PC Music affiliates take an unexpected turn

It’s hard not to group Kero Kero Bonito within the algorithm of hypersensationalised pop music from the PC Music label. The group’s 2016 record ,Bonito Generation, ticks most of the boxes on the hypothetical checklist. The pristine imagery and production, vibrant visuals and childlike vocals already confirm this, but it should be mentioned that KKB member Gus Lobban is signed to PC Music under the pseudonym Kane West.
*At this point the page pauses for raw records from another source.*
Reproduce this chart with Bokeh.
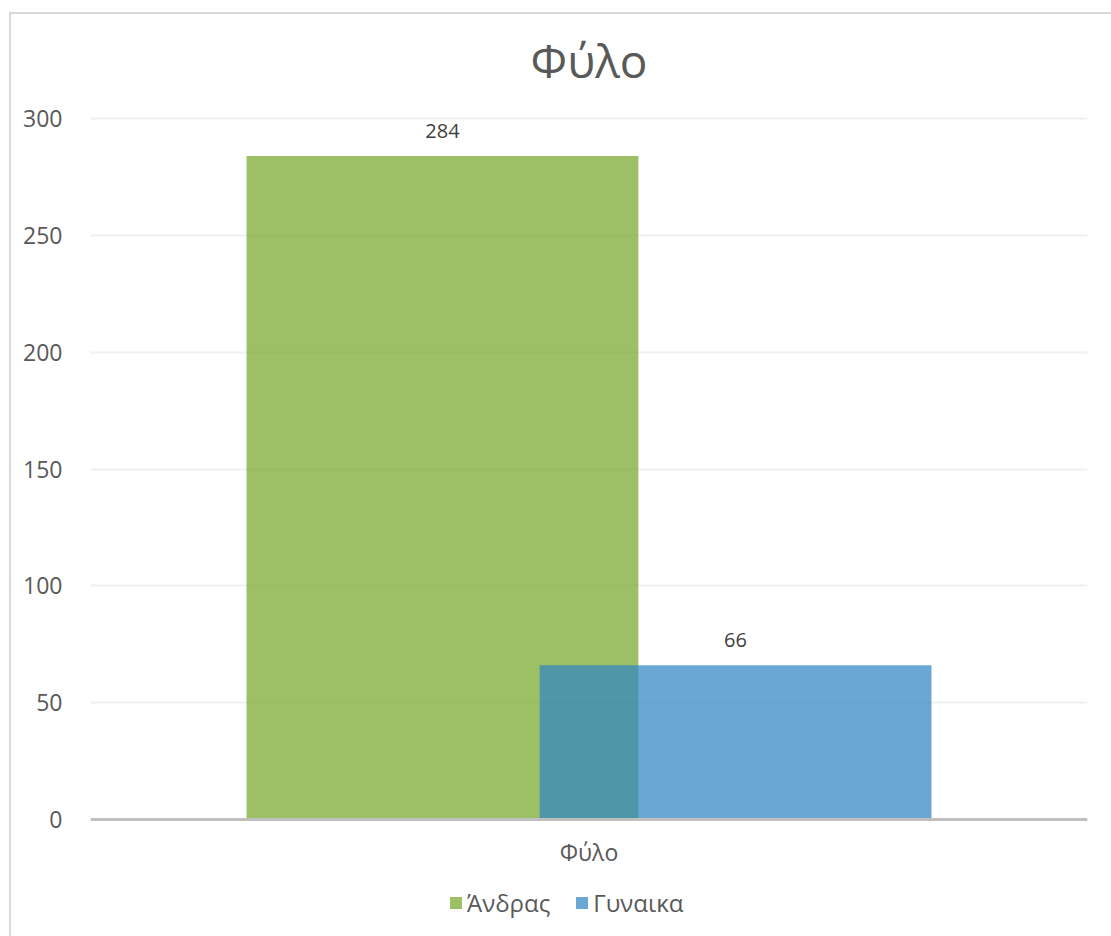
from bokeh.plotting import figure
from bokeh.models import ColumnDataSource, FactorRange, FixedTicker, Legend, LegendItem, LabelSet, Range1d
from bokeh.core.properties import value
from bokeh.transform import dodge
from bokeh.embed import file_html
from bokeh.resources import INLINE

title_text = "Φύλο"
category = ["Φύλο"]
series = ["Άνδρας", "Γυναικα"]
values = [284, 66]
colors = ["#77a72d", "#3085c3"]
offsets = [-0.147, 0.147]
y_ticks = [0, 50, 100, 150, 200, 250, 300]

FONT = "Open Sans"
PX_PER_UNIT = 701 / 300.0
Y_END = 300 + 104 / PX_PER_UNIT
Y_START = -117 / PX_PER_UNIT
TITLE_Y = 300 + 59 / PX_PER_UNIT

p = figure(x_range=FactorRange(*category), y_range=Range1d(Y_START, Y_END),
           frame_width=997, frame_height=922, output_backend="svg", toolbar_location=None,
           min_border_left=79, min_border_right=24, min_border_top=0, min_border_bottom=0)
p.styles = {"margin-left": "9px", "margin-top": "12px",
            "border-left": "2px solid #d9d9d9", "border-top": "2px solid #d9d9d9"}
p.outline_line_color = None

p.yaxis.ticker = FixedTicker(ticks=y_ticks)
p.yaxis.axis_line_color = None
p.yaxis.major_tick_line_color = None
p.yaxis.minor_tick_line_color = None
p.yaxis.major_label_text_font = FONT
p.yaxis.major_label_text_font_size = "23px"
p.yaxis.major_label_text_color = "#595959"
p.yaxis.major_label_standoff = 22

p.xaxis.fixed_location = 0
p.xaxis.axis_line_color = "#bfbfbf"
p.xaxis.axis_line_width = 3
p.xaxis.major_tick_line_color = None
p.xaxis.minor_tick_line_color = None
p.xaxis.major_label_text_font = FONT
p.xaxis.major_label_text_font_size = "23px"
p.xaxis.major_label_text_color = "#595959"
p.xaxis.major_label_standoff = 10

p.xgrid.grid_line_color = None
p.ygrid.grid_line_color = "#f0f0f0"
p.ygrid.grid_line_width = 2

items = []
for name, val, col, off in zip(series, values, colors, offsets):
    src = ColumnDataSource(dict(x=category, top=[val], label=[str(val)]))
    r = p.vbar(x=dodge("x", off, range=p.x_range), top="top", width=0.393, source=src,
               fill_color=col, fill_alpha=0.72, line_color=None)
    items.append(LegendItem(label=name, renderers=[r]))
    lbl = LabelSet(x=dodge("x", off, range=p.x_range), y="top", text="label", source=src,
                   text_align="center", text_baseline="middle", y_offset=25,
                   text_font=value(FONT), text_font_size=value("20px"), text_color=value("#404040"))
    p.add_layout(lbl)

title_src = ColumnDataSource(dict(x=category, y=[TITLE_Y], t=[title_text]))
title_lbl = LabelSet(x="x", y="y", text="t", source=title_src,
                     text_align="center", text_baseline="middle",
                     text_font=value(FONT), text_font_size=value("46px"), text_color=value("#595959"))
p.add_layout(title_lbl)

legend = Legend(items=items, orientation="horizontal", location=(358, 17),
                label_text_font=FONT, label_text_font_size="24px", label_text_color="#595959",
                glyph_width=15, glyph_height=15, label_standoff=4,
                border_line_color=None, spacing=24,
                background_fill_alpha=0, margin=0, padding=0)
p.add_layout(legend, "center")

open("out.html", "w").write(file_html(p, INLINE))
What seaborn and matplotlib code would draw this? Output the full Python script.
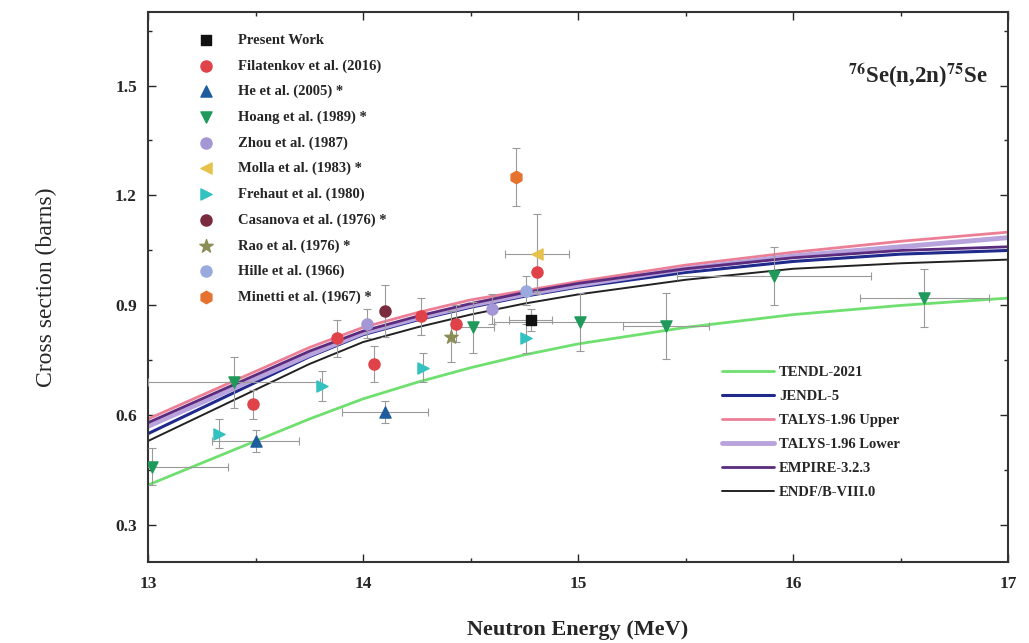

The band create whimsical and at times absurd pop music, littered with references to the dance music of the 90s and 00s, with songs about jumping on trampolines, taking breaks and thanking your pets in your graduation speech. Despite their affiliation with PC Music, they have always seemed inherently different to artists like GFOTY, Hannah Diamond and AG Cook, perhaps due to their less in-your-face approach to production and their seemingly wider palette of influences – they take as much from Japanese pop music as they do from the B-52’s or X-Rey Spex.

This latest EP sees them venture beyond their bubblegum electronic origins into a space between shoegaze and pop punk. Darker lyrical themes and a relatively lo-fi sound set it as a musical inversion of the group's repertoire. ‘Only Acting’, the centrepiece of the project, follows a narrative not dissimilar to that of Satoshi Kon’s 1997 anime Perfect Blue, both tackling a performer's almost unhealthy devotion to their trade. Sarah Bonito sings. “I thought I was only acting, but I felt exactly like it was all for real”. These lines relate to the harsh traumatic descent faced by Mima, the film’s protagonist. The song in itself is almost a horror movie jump scare when the third iteration of the chorus is slashed short by a burst of harsh noise, a detour which sonically articulates the songs lyrical themes.

The aptly titled ‘Cinema’ continues, building upon the connection with the film medium, this time from the other side of the screen, as Sarah seeks solace in a secluded theatre. ‘You Know How It Is’ is the most conventional track, with instrumentation that sounds a lot like Dinosaur Jr’s ‘Freak Scene’. While it seemed unlikely, this unexpected shift in Kero Kero Bonito’s trajectory has topped the band's previous output, cementing them as one of the most interesting pop groups of the decade.